Earnings Call Obfuscations Cause Stock Declines Communications professionals have long advocated simple and clear language. They urge corporate executives to eliminate jargon, long-winded phrases and complex sentences. New research now provides them with ammunition to shoot down language that obfuscates.

A study by S&P Global Market Intelligence Quantamental Research reveals that complicated language during earnings calls often precedes declines in company earnings and stock prices.

Consider these remarks from Seagate Technology Chairman and CEO Stephen J. Luczo during the second quarterly earnings call:

A Sentence with 96 Words

“I think from our perspective, we’ve always viewed this business as attractive in terms of its core business of selling into OEMs as well as servicing cloud service providers at one level, but really the opportunity to, I think, as architectures evolve and different customer needs evolve, to have the capability to optimize the devices either at the device level, at the subsystem level or the systems level, and if you do not have the software capability to do that, you really cannot take advantage of what we think would be a potentially significant long-term trend.”

Seagate’s Q2 earnings call ranked as one of the most complicated among S&P 500 companies.

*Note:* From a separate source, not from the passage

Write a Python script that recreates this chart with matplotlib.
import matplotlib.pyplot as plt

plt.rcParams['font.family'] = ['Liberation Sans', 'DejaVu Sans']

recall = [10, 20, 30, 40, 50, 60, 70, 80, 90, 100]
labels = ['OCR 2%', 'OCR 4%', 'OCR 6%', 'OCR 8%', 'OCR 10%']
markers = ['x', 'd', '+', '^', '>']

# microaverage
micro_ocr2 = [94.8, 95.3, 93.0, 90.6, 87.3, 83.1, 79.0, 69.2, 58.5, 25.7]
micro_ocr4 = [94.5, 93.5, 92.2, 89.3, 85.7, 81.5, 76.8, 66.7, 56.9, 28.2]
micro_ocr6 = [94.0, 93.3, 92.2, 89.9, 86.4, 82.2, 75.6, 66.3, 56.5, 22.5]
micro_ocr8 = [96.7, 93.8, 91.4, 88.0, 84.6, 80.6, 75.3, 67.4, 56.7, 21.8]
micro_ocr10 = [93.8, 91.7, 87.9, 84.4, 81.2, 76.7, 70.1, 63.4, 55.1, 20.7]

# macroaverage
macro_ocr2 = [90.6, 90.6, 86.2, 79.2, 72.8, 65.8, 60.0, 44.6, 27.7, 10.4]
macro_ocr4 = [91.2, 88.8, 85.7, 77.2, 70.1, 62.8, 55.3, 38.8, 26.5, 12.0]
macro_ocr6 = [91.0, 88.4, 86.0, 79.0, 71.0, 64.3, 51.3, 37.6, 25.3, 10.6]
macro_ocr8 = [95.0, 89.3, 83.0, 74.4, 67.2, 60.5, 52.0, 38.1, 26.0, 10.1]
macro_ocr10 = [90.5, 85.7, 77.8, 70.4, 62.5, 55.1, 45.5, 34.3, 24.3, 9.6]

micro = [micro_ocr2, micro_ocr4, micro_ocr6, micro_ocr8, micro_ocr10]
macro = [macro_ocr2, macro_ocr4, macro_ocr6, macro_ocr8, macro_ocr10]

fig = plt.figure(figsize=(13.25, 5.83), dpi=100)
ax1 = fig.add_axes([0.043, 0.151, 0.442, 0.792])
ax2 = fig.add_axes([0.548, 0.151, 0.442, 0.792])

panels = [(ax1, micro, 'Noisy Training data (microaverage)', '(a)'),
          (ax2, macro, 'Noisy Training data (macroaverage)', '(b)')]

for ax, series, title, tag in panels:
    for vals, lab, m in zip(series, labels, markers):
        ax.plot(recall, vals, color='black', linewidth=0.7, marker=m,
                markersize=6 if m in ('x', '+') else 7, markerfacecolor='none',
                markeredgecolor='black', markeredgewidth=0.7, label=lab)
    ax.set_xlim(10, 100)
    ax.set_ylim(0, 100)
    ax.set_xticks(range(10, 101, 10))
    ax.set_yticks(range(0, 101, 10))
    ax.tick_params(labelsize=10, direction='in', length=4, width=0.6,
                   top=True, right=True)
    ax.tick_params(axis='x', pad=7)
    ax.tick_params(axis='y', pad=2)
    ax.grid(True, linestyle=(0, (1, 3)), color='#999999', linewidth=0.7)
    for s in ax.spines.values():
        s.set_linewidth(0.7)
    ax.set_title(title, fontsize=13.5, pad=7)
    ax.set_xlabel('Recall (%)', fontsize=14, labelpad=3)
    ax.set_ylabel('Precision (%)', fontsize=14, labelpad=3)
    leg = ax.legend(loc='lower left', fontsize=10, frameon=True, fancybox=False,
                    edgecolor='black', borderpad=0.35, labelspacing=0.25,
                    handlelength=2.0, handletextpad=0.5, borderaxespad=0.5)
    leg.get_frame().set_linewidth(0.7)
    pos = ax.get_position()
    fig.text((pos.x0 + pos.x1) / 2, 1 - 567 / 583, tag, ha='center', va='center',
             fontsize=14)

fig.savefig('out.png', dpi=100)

The company lost about 35 percent of its market between April 26 and Sept. 7 this year.

The research reveals that executives often use more words and complex language to explain bad news. The average number of words per sentence and the proportion of polysyllabic words used in an earnings call was higher for firms disclosing negative news, such as an earnings miss, and those with higher levels of complexity in their language took fewer questions from analysts, writes David Pope, managing director of Quantamental Research for S&P Global Market Intelligence.

Obfuscation and convoluted language during earnings calls betrays lack of understanding of the situation by executives, possible attempts to hide information, and lack of clear strategies to overcome problems. Perplexing language by executives causes misunderstanding among analysts and investors. That misunderstanding often leads to analyst downgrades and to investors selling the company stock. Written executive statements during earnings calls must contain clear, straightforward explanation of results, problems and strategies to resolve issues – especially when results are not entirely favorable.

Less Time for Questions

Lack of analyst engagement also signals future underperformance. S&P 500 companies that took questions from a smaller proportion of sell-side analysts in Q2 earnings calls underperformed by an average of 2.14 percent over the following two months. Executives may use unclear language when they’re trying to hide something. That consumes time and allows less time for analysts’ questions.

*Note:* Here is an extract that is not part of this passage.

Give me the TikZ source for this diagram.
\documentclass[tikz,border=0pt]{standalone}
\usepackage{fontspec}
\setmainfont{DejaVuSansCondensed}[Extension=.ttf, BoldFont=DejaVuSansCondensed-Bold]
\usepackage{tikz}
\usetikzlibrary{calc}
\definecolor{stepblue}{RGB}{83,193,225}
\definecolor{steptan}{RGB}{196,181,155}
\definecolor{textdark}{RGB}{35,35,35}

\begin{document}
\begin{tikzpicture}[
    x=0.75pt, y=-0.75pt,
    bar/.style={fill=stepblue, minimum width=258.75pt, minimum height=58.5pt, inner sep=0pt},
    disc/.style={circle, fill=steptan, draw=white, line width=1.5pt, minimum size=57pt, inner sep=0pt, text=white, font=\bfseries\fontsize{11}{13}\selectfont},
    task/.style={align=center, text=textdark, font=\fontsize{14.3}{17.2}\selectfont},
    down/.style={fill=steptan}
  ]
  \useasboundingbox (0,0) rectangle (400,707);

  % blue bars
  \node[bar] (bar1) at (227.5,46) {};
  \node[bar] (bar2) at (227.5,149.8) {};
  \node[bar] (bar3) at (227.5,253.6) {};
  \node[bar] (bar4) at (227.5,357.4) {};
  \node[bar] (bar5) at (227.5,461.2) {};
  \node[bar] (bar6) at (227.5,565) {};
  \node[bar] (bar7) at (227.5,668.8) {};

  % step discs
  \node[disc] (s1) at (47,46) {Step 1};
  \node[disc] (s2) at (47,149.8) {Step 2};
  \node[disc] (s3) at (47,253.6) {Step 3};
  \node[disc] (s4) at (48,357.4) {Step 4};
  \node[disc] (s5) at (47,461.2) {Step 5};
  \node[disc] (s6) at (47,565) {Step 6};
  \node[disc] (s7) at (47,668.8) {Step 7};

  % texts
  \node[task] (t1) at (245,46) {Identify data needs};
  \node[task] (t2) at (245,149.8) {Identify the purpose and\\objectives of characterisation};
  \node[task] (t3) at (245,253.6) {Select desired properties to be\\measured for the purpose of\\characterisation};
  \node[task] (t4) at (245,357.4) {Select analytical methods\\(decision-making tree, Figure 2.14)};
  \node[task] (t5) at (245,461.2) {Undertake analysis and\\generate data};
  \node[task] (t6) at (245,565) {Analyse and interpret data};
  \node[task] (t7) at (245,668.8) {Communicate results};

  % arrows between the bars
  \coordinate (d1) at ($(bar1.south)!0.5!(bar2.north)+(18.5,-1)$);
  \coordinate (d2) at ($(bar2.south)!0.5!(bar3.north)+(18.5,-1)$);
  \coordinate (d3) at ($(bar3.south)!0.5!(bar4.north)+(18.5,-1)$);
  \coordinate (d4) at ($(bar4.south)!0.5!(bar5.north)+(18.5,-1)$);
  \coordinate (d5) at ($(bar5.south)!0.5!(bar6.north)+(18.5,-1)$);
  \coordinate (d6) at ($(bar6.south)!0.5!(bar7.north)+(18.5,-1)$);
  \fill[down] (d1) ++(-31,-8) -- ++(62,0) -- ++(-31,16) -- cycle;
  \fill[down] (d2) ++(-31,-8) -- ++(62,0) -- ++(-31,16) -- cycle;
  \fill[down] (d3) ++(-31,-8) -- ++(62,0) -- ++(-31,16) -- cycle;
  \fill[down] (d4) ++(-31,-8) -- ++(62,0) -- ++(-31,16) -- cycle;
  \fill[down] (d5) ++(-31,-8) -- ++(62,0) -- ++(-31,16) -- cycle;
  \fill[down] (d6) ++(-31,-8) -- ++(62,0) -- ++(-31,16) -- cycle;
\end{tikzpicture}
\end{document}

The research shows that investors can gain important clues from how companies communicate with their shareholders and analysts. “Clear communication and transparency can be a good sign if you own a company’s shares or are considering an investment,” Pope says.

The research also demonstrates the need for PR and public affairs professionals to promote clear communications. Trying to confuse people only raises suspicion and causes listeners to conclude you’re trying to hide something.

Bottom Line: CEOs and CFOs may try to hide negative news behind convoluted language in earnings releases and during earnings calls. A company’s earnings and stock price often drop after the CEO fills an earnings call with verbose, complicated language, research reveals. The correlation highlights the value of corporate communication professionals, who have a responsibility to press the CEO and other top executives to use clear, forthright language. Plainspoken and candid win the earnings call game.